◆ **Data**
------------------------------------
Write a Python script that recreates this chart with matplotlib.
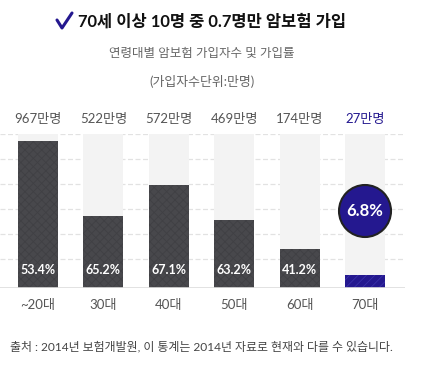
------------------------------------
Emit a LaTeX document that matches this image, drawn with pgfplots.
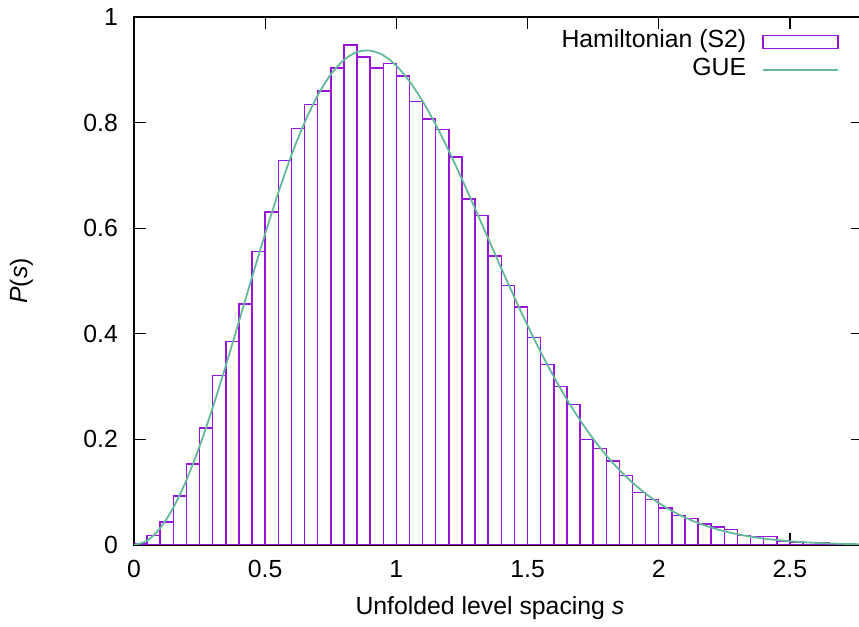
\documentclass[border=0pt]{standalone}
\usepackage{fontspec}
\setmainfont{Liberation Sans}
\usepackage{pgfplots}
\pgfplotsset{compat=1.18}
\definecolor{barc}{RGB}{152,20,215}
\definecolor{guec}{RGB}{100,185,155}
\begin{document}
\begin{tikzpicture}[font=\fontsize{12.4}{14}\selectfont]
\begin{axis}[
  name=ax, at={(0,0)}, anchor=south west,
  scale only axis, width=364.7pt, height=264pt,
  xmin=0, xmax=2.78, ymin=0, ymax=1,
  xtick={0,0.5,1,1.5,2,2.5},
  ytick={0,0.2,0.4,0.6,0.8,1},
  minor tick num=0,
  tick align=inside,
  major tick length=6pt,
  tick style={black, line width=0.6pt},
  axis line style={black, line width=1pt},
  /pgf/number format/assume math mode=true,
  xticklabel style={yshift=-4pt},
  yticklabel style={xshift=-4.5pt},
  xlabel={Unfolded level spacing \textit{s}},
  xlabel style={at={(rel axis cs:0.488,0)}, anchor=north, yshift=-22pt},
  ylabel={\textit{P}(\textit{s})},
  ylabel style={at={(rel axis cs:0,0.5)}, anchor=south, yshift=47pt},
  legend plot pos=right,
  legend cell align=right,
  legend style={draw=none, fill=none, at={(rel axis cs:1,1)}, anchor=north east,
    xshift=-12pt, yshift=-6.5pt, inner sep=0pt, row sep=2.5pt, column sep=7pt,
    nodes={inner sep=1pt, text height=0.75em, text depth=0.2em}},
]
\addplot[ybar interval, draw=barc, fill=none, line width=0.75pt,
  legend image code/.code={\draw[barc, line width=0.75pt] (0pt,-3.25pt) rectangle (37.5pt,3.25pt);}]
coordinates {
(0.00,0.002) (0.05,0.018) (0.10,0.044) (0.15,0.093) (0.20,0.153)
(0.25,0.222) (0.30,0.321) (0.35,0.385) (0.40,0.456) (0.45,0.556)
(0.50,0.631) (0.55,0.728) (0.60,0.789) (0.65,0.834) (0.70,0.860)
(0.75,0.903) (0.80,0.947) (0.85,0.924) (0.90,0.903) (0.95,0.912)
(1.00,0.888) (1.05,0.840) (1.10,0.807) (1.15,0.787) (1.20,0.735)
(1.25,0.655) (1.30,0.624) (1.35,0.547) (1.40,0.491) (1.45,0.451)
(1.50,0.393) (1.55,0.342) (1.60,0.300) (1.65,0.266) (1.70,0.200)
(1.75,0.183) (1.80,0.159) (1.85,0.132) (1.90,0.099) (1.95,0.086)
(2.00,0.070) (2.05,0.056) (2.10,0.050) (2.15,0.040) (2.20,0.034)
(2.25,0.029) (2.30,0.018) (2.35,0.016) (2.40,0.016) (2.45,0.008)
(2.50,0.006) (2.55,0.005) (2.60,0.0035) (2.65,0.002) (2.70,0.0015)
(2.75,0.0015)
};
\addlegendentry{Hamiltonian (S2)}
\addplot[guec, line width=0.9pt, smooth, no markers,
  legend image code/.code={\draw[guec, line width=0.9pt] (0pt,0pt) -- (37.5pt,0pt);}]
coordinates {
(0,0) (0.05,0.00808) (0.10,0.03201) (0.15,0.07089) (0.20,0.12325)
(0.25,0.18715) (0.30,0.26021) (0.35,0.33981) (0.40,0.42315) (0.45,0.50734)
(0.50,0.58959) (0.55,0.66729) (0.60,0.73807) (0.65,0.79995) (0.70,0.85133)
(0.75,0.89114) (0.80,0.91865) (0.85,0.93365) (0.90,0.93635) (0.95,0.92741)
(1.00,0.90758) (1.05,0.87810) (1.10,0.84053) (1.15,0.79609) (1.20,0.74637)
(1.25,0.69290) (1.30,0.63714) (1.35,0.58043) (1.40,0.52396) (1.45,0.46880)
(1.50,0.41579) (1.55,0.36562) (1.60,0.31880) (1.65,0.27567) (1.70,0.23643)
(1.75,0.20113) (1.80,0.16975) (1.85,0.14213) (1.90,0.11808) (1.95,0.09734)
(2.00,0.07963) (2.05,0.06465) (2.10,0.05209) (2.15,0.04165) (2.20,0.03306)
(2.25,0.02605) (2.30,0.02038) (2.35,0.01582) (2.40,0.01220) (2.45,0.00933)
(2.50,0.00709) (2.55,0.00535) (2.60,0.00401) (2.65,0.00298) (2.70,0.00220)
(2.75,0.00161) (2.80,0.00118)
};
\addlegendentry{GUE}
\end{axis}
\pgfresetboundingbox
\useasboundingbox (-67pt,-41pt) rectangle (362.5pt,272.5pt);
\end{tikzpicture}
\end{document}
------------------------------------
◆ **Written exercise**
Across the material above, count every line holding "image" and write down only the number.

◆ **Solution to this exercise**
3